Friday, July 17, 2009

A Churchillian moment

I spent part of this week on the road for a business trip to the Lake of the Ozarks, in Missouri. On my way to the meeting, I happened to drive through Fulton, Missouri. I was not expecting it -- I didn't check the itinerary beforehand -- but a light went on as soon as I spotted the sign of the city. Now, I am not that old: but in what now feel as a different era, in a different country, I was quite engaged in politics, and a rather staunch "Cold Warrior." Fulton MO immediately evoked a defining moment in that struggle: the speech by one of my heroes, Winston Churchill, warning about the threat of Soviet expansionism in Europe:
From Stettin in the Baltic to Trieste in the Adriatic, an iron curtain has descended across the Continent. Behind that line lie all the capitals of the ancient states of Central and Eastern Europe. Warsaw, Berlin, Prague, Vienna, Budapest, Belgrade, Bucharest and Sofia, all these famous cities and the populations around them lie in what I must call the Soviet sphere, and all are subject in one form or another, not only to Soviet influence but to a very high and, in many cases, increasing measure of control from Moscow.

[Above, Winston Churchill at the podium delivering his lecture to the audience in Fulton, March 1946.]

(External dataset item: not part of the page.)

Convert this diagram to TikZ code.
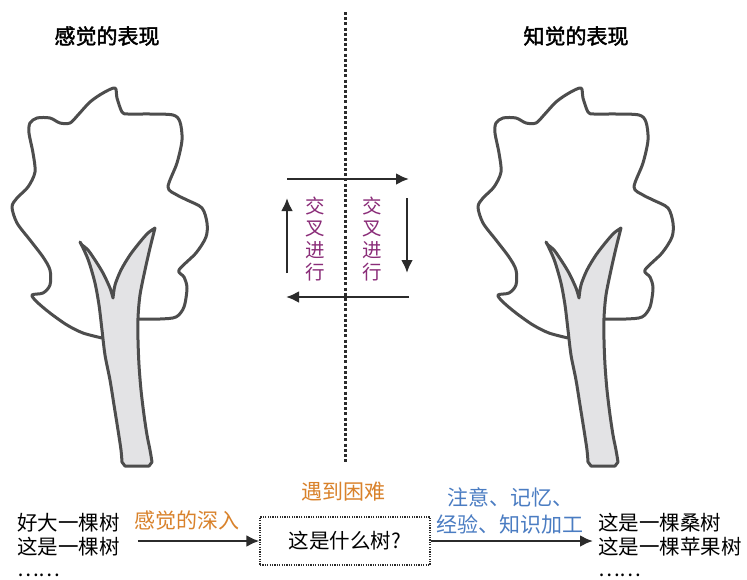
\documentclass[tikz,border=0pt]{standalone}
\usepackage{fontspec}
\setmainfont[AutoFakeBold=2]{Noto Sans CJK SC}
\usetikzlibrary{arrows.meta}
\tikzset{>={Latex[length=13pt,width=12pt]}}
\definecolor{inkgray}{HTML}{4D4D4D}
\definecolor{barkgray}{HTML}{E3E3E5}
\definecolor{arrowdark}{HTML}{2B2B2B}
\definecolor{warmorange}{HTML}{D9822B}
\definecolor{calmblue}{HTML}{4A7CC2}
\definecolor{vinepurple}{HTML}{8A2C78}

% hand drawn tree: crown outline first, trunk filled on top
\tikzset{sketchtree/.pic={
  \draw[inkgray,line width=3pt,line join=round,line cap=round]
    plot[smooth,tension=0.5] coordinates {
      (102,338) (83,333) (67,325) (50,313) (37,302) (32,295) (43,293) (50,285)
      (50,270) (43,257) (30,240) (17,223) (12,207) (17,198) (28,187) (35,172)
      (33,153) (29,133) (30,123) (37,118) (50,118) (60,123) (70,123) (78,115)
      (90,102) (103,93) (115,88) (117,98) (122,112) (128,114) (150,114)
      (173,115) (180,122) (182,140) (177,163) (168,187) (177,195) (187,200)
      (202,208) (207,223) (206,237) (196,253) (179,270) (184,277) (187,288)
      (184,307) (176,317) (160,319) (139,319)};
  \filldraw[fill=barkgray,draw=inkgray,line width=3pt,line join=round]
    plot[smooth,tension=0.5] coordinates {
      (80,242) (84,250) (89,262) (95,283) (99,305) (102,330) (105,355)
      (110,380) (114,405) (118,430) (121,450) (122,462)}
    -- (125,466) -- (149,466) --
    plot[smooth,tension=0.5] coordinates {
      (152,462) (150,450) (147,435) (144,415) (141,390) (139,365) (138,340)
      (138,318) (140,295) (145,270) (150,248) (154,232) (155,228)}
    --
    plot[smooth,tension=0.5] coordinates {
      (155,228) (148,233) (140,242) (130,255) (121,270) (115,285) (113,298)}
    --
    plot[smooth,tension=0.5] coordinates {
      (113,298) (110,288) (103,273) (95,260) (88,250) (82,245)}
    -- cycle;
}}

\begin{document}
\begin{tikzpicture}[x=1pt,y=-1pt]
\tikzstyle{hdr} = [font=\fontsize{21}{24}\selectfont\bfseries,inner sep=0pt]
\tikzstyle{said} = [font=\fontsize{20.5}{24}\selectfont,inner sep=0pt,align=left]
\tikzstyle{more} = [font=\fontsize{20.5}{24}\selectfont,inner sep=0pt,anchor=base west]
\tikzstyle{step note} = [font=\fontsize{21}{27}\selectfont,inner sep=0pt,align=center]
\tikzstyle{cross} = [font=\fontsize{19.5}{22}\selectfont,inner sep=0pt,align=center,text=vinepurple]
\tikzstyle{arr} = [->,draw=arrowdark,line width=2.6pt]
\tikzstyle{query box} = [font=\fontsize{20.5}{24}\selectfont,draw=arrowdark,line width=1.2pt,dash pattern=on 1.2pt off 1.2pt,minimum width=170pt,minimum height=48pt,inner sep=0pt]
\useasboundingbox (0,0) rectangle (747,579);
\fill[white] (0,0) rectangle (747,579);

\pic at (0,0) {sketchtree};
\pic at (466,0) {sketchtree};

\node[hdr] (sense) at (107,36) {感觉的表现};
\node[hdr] (percept) at (576,36) {知觉的表现};

\coordinate (divtop) at (345,12);
\coordinate (divbot) at (345,462);
\draw[arrowdark,line width=3pt,dash pattern=on 3pt off 2.2pt] (divtop) -- (divbot);

% the two kinds of representation take turns
\coordinate (tl) at (287,179);
\coordinate (tr) at (409,179);
\coordinate (rt) at (407,198);
\coordinate (rb) at (407,273);
\coordinate (br) at (409,297);
\coordinate (bl) at (286,297);
\coordinate (lb) at (287,273);
\coordinate (lt) at (287,198);
\draw[arr] (tl) -- (tr);
\draw[arr] (rt) -- (rb);
\draw[arr] (br) -- (bl);
\draw[arr] (lb) -- (lt);
\node[cross] (crossL) at (315,239) {交\\叉\\进\\行};
\node[cross] (crossR) at (372,239) {交\\叉\\进\\行};

\node[said,anchor=west] (said) at (17,535) {好大一棵树\\这是一棵树};
\node[more] (moreL) at (17,576) {……};
\node[query box] (query) at (345,541) {这是什么树?};
\node[said,anchor=west] (concl) at (598,535) {这是一棵桑树\\这是一棵苹果树};
\node[more] (moreR) at (598,576) {……};

\path (said.east |- query.west) ++(18,0) coordinate (sensestart);
\draw[arr] (sensestart) -- (query.west);
\draw[arr,shorten >=5pt] (query.east) -- (concl.west |- query.east);

\node[step note,text=warmorange] (deeper) at (187,521) {感觉的深入};
\node[step note,text=warmorange] (trouble) at (343,492) {遇到困难};
\node[step note,text=calmblue] (process) at (510,511) {注意、记忆、\\经验、知识加工};
\end{tikzpicture}
\end{document}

And here I am, years later, driving though the town that was the scene of the historical moments. Since signs on the main route announced a "Winston Churchill Memorial", I took a few minutes for a quick visit to what turned out to be a very interesting museum, hosted on the ground of the local Westminster College. The story about the invitation sent by the college to Churchill (inspired by an alumnus connected to fellow Missourian Truman) and the visit by the former British Prime Minister and then-President Truman in 1946 is, in itself, fascinating. The following picture was taking as the duo paraded through the streets of Fulton, before the address of the Prime Minister.

The Memorial is a small, wonderful museum, definitely worth a visit longer than the little time I had available -- I am certainly planning on stopping there again at the first opportunity, and spend at least a couple of hours walking through the exhibition, the Church that was transplanted from London to the middle of Missouri in the 1960s, and the surrounding grounds. It is a little gem, and I am glad I had this random opportunity to visit the Memorial to one of my favorite historical characters.

As an additional treat to myself, on my way out, I stopped to the small store inside the museum and bought a copy of "River War" (which I own in Italian, but not in the original English language.) I am sure I will soon succumb to the desire to engage in some Sudan scenario...


Bluebear Jeff said...

I don't recall what course they were for, but when I was in College one of my professors assigned both "The River War" and "Washing of the Spears" as required reading.

Wasn't that nice?

-- Jeff

CWT said...

Hi! I'm just back from a holiday where I visited Berlin for a short time, and got to stand by a section of the actual Berlin Wall, and Checkpoint Charlie. Curious to see it all for real! Also, the famous 'Iron Curtain' in the city is now mostly marked only by a line of cobbles in the roads, tracing out the old course of the wall.

Stokes Schwartz said...

What a fascinating find! It sounds terribly interesting. Glad you enjoyed it.